I could have been primed to be biased towards fairness and the number two because I’m a vertebrate. I grew up as a vertebrate. Most of my appendages come in pairs. Others may have been primed to be biased towards three, seven, or even thirteen.
However first principles come into being, the fact that they occur more often than others will produce a familiarity. It’s only because you’ll have spent more time thinking about them than others that they’ll become ever more familiar. It’s kind of like footprint trampled snow, the familiarity eases the way and amplifies the ruts. It’s an anchor to adjust from, as opposed to anchor you get to choose. Lock-in isn’t destiny in the same way that inertia isn’t eternal. You just have to apply pressure to change its direction. Make new paths.
Beliefs
There’s a distinction between a prime principle and a belief. A prime principle doesn’t decompose into a tree or divide evenly. It’s like a prime number in that respect as it can only be divided by one and itself. Some beliefs could be prime, but not all beliefs are prime.

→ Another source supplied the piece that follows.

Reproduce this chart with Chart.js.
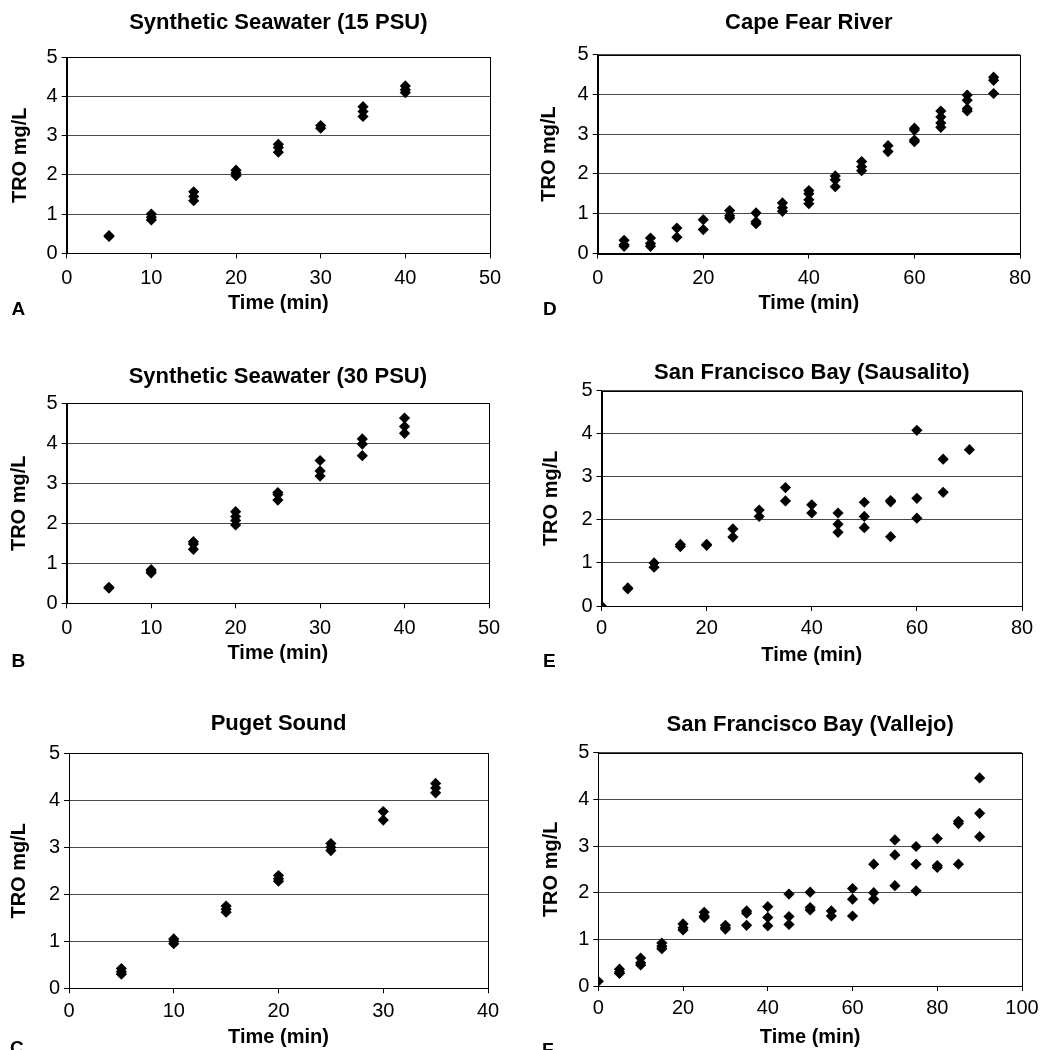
<!DOCTYPE html>
<html>
<head>
<meta charset="utf-8">
<script src="https://cdn.jsdelivr.net/npm/chart.js@4.4.1/dist/chart.umd.min.js"></script>
<style>
  html, body { margin: 0; padding: 0; background: #fff; overflow: hidden; width: 1043px; height: 1050px; }
  canvas { position: absolute; }
</style>
</head>
<body>
<script>
// ---- data ----
const panelTitles = ['Synthetic Seawater (15 PSU)', 'Synthetic Seawater (30 PSU)', 'Puget Sound',
                     'Cape Fear River', 'San Francisco Bay (Sausalito)', 'San Francisco Bay (Vallejo)'];
const panelLetters = ['A', 'B', 'C', 'D', 'E', 'F'];
const xAxisTitle = 'Time (min)';
const yAxisTitle = 'TRO mg/L';
const yTickValues = [0, 1, 2, 3, 4, 5];
const xMaxValues = [50, 50, 40, 80, 80, 100];
const xStepValues = [10, 10, 10, 20, 20, 20];

const A_time = [5,5,10,10,10,15,15,15,20,20,20,25,25,25,30,30,35,35,35,40,40,40];
const A_tro  = [0.45,0.43,1.0,0.92,0.85,1.57,1.45,1.34,2.12,2.05,1.98,2.78,2.7,2.58,3.26,3.19,3.74,3.62,3.49,4.27,4.17,4.1];

const B_time = [5,5,10,10,10,15,15,15,20,20,20,20,25,25,25,30,30,30,35,35,35,40,40,40];
const B_tro  = [0.4,0.38,0.84,0.8,0.76,1.54,1.48,1.35,2.29,2.17,2.07,1.96,2.77,2.72,2.58,3.57,3.31,3.18,4.11,3.98,3.69,4.63,4.42,4.25];

const C_time = [5,5,5,10,10,10,15,15,15,20,20,20,25,25,25,30,30,35,35,35];
const C_tro  = [0.42,0.35,0.3,1.05,1.0,0.95,1.75,1.68,1.62,2.4,2.33,2.28,3.08,3.0,2.93,3.76,3.58,4.36,4.26,4.16];

const D_time = [5,5,5,10,10,10,15,15,20,20,25,25,25,30,30,30,35,35,35,40,40,40,40,45,45,45,50,50,50,55,55,60,60,60,60,65,65,65,65,70,70,70,70,75,75,75];
const D_tro  = [0.33,0.22,0.18,0.39,0.25,0.18,0.64,0.41,0.85,0.6,1.08,0.95,0.89,1.02,0.8,0.75,1.27,1.15,1.06,1.58,1.5,1.35,1.25,1.95,1.85,1.68,2.31,2.18,2.08,2.71,2.56,3.15,3.1,2.85,2.81,3.58,3.43,3.28,3.17,3.98,3.85,3.64,3.58,4.43,4.35,4.02];

const E_time = [0,5,5,10,10,15,15,20,20,25,25,30,30,35,35,40,40,45,45,45,50,50,50,55,55,55,60,60,60,65,65,70];
const E_tro  = [0,0.42,0.4,1.0,0.9,1.43,1.38,1.43,1.41,1.79,1.6,2.23,2.08,2.75,2.44,2.35,2.16,2.16,1.9,1.71,2.41,2.08,1.82,2.45,2.42,1.61,4.08,2.5,2.04,3.41,2.64,3.63];

const F_time = [0,5,5,5,10,10,10,15,15,15,20,20,20,25,25,25,30,30,30,35,35,35,40,40,40,45,45,45,50,50,50,55,55,60,60,60,65,65,65,70,70,70,75,75,75,80,80,80,85,85,85,90,90,90];
const F_tro  = [0.1,0.36,0.3,0.27,0.6,0.5,0.45,0.92,0.85,0.8,1.33,1.25,1.2,1.58,1.5,1.47,1.3,1.25,1.22,1.61,1.56,1.3,1.7,1.47,1.29,1.97,1.49,1.32,2.01,1.68,1.63,1.61,1.5,2.09,1.86,1.5,2.61,2.0,1.86,3.13,2.81,2.15,2.99,2.61,2.04,3.16,2.58,2.54,3.53,3.48,2.61,4.46,3.7,3.2];

const seriesTimes = [A_time, B_time, C_time, D_time, E_time, F_time];
const seriesTro = [A_tro, B_tro, C_tro, D_tro, E_tro, F_tro];

// ---- layout (page pixel positions measured on the reference) ----
const layoutSpec = [
  {col: 0,   row: 0,   plot: {l: 66.7, t: 57.3,  r: 490,    b: 253.3}, titleY: 23.3,  yTitleX: 20.1,  xTitleY: 303.3,  tickPad: 8,   letter: {x: 11.5, y: 315}},
  {col: 0,   row: 340, plot: {l: 66.7, t: 403.3, r: 489,    b: 603.3}, titleY: 376.7, yTitleX: 19.8,  xTitleY: 653.3,  tickPad: 8,   letter: {x: 11.5, y: 667}},
  {col: 0,   row: 695, plot: {l: 69,   t: 753.3, r: 488.3,  b: 988.3}, titleY: 724,   yTitleX: 19.8,  xTitleY: 1036.6, tickPad: 6.4, letter: {x: 10,   y: 1054}},
  {col: 521, row: 0,   plot: {l: 597.7,t: 54.5,  r: 1019.7, b: 253.5}, titleY: 23.3,  yTitleX: 549.8, xTitleY: 303.3,  tickPad: 7.8, letter: {x: 543,  y: 315}},
  {col: 521, row: 340, plot: {l: 601.5,t: 390.7, r: 1022.3, b: 606},   titleY: 373.3, yTitleX: 551.4, xTitleY: 655,    tickPad: 5.3, letter: {x: 543,  y: 667}},
  {col: 521, row: 695, plot: {l: 598.3,t: 752.7, r: 1024,   b: 986},   titleY: 724.5, yTitleX: 551.8, xTitleY: 1036.6, tickPad: 5.3, letter: {x: 542,  y: 1056}}
];

const FONT = '"Liberation Sans", Arial, Helvetica, sans-serif';
const RIGHT_PAD = 20, BOTTOM_PAD = 10;
const TITLE_SIZE = 22, TITLE_LH = 1.2;
const AXT_SIZE = 20, AXT_LH = 1.2;
const TICK_SIZE = 20;

const framePlugin = {
  id: 'frame',
  beforeDatasetsDraw(chart) {
    const {ctx, chartArea: a} = chart;
    ctx.save();
    ctx.strokeStyle = '#000';
    ctx.lineWidth = 1;
    const l = Math.round(a.left) + 0.5, t = Math.round(a.top) + 0.5;
    const r = Math.round(a.right) + 0.5, b = Math.round(a.bottom) + 0.5;
    ctx.strokeRect(l, t, r - l, b - t);
    ctx.restore();
  }
};

const letterPlugin = {
  id: 'panelLetter',
  afterDraw(chart, args, opts) {
    const ctx = chart.ctx;
    ctx.save();
    ctx.font = 'bold 19px ' + FONT;
    ctx.fillStyle = '#000';
    ctx.textAlign = 'left';
    ctx.textBaseline = 'alphabetic';
    ctx.fillText(opts.text, opts.x, opts.y);
    ctx.restore();
  }
};

layoutSpec.forEach((s, i) => {
  const cv = document.createElement('canvas');
  const w = Math.round(s.plot.r + RIGHT_PAD - s.col);
  const h = Math.round(s.xTitleY + AXT_SIZE * AXT_LH / 2 + BOTTOM_PAD - s.row);
  cv.width = w; cv.height = h;
  cv.style.left = s.col + 'px';
  cv.style.top = s.row + 'px';
  cv.style.width = w + 'px';
  cv.style.height = h + 'px';
  document.body.appendChild(cv);

  const titleHalf = TITLE_SIZE * TITLE_LH / 2;
  const padTop = s.titleY - titleHalf - s.row;
  const titlePadBottom = s.plot.t - s.titleY - titleHalf;
  const padLeft = s.yTitleX - AXT_SIZE * AXT_LH / 2 - s.col;
  const yWidth = s.plot.l - s.col - padLeft;
  const xHeight = (s.row + h - BOTTOM_PAD) - s.plot.b;

  const pts = seriesTimes[i].map((t, k) => ({x: t, y: seriesTro[i][k]}));

  new Chart(cv, {
    type: 'scatter',
    data: {
      datasets: [{
        data: pts,
        pointStyle: 'rectRot',
        pointRadius: 5.6,
        borderWidth: 0,
        backgroundColor: '#000',
        borderColor: '#000'
      }]
    },
    options: {
      responsive: false,
      maintainAspectRatio: false,
      animation: false,
      events: [],
      layout: { padding: { left: padLeft, top: padTop, right: RIGHT_PAD, bottom: BOTTOM_PAD } },
      plugins: {
        legend: { display: false },
        tooltip: { enabled: false },
        title: {
          display: true,
          text: panelTitles[i],
          fullSize: false,
          color: '#000',
          font: { family: FONT, size: TITLE_SIZE, weight: 'bold', lineHeight: TITLE_LH },
          padding: { top: 0, bottom: titlePadBottom }
        },
        panelLetter: { text: panelLetters[i], x: s.letter.x - s.col, y: s.letter.y - s.row }
      },
      scales: {
        x: {
          type: 'linear',
          min: 0,
          max: xMaxValues[i],
          afterFit(scale) { scale.height = xHeight; },
          ticks: {
            stepSize: xStepValues[i],
            color: '#000',
            padding: s.tickPad,
            maxRotation: 0,
            font: { family: FONT, size: TICK_SIZE }
          },
          grid: { drawOnChartArea: false, drawTicks: true, tickLength: 5, tickColor: '#000' },
          border: { display: true, color: '#000', width: 1 },
          title: {
            display: true,
            text: xAxisTitle,
            color: '#000',
            padding: { top: 0, bottom: 0 },
            font: { family: FONT, size: AXT_SIZE, weight: 'bold', lineHeight: AXT_LH }
          }
        },
        y: {
          type: 'linear',
          min: 0,
          max: 5,
          afterFit(scale) { scale.width = yWidth; },
          afterBuildTicks(scale) { scale.ticks = yTickValues.map(v => ({value: v})); },
          ticks: {
            color: '#000',
            padding: 4,
            font: { family: FONT, size: TICK_SIZE }
          },
          grid: { color: '#4a4a4a', lineWidth: 1, drawTicks: true, tickLength: 5, tickColor: '#000' },
          border: { display: true, color: '#000', width: 1 },
          title: {
            display: true,
            text: yAxisTitle,
            color: '#000',
            padding: { top: 0, bottom: 0 },
            font: { family: FONT, size: AXT_SIZE, weight: 'bold', lineHeight: AXT_LH }
          }
        }
      }
    },
    plugins: [framePlugin, letterPlugin]
  });
});
</script>
</body>
</html>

Consider the belief: Fairness is good. It decomposes into fairness, an equality, and good. Fairness is likely divisible. The quality attribute of goodness has been smashed against itself in the accelerators of fast minds for Millenia. An equality symbol probably decomposes into quite a bit if you smash into some other idea hard enough because the ideas of greater than and less than are easier to grasp than the idea of is (Do you remember the first time you looked into a mirror in the dark?).
Another belief: I have to start somewhere. There’s a judgement call on where to declare the starting point: what’s a first principle anyway and should I build a decision, stance, or identity from there? The premise of having to do anything is interesting. Starting implies a choice to act and somewhere implies a location.
If I knew more about what I didn’t know, I’d be able to make a better decision about where to start. I only know what I know. So, I start there, with what’s familiar.
It makes you wonder about the unfamiliar, doesn’t it?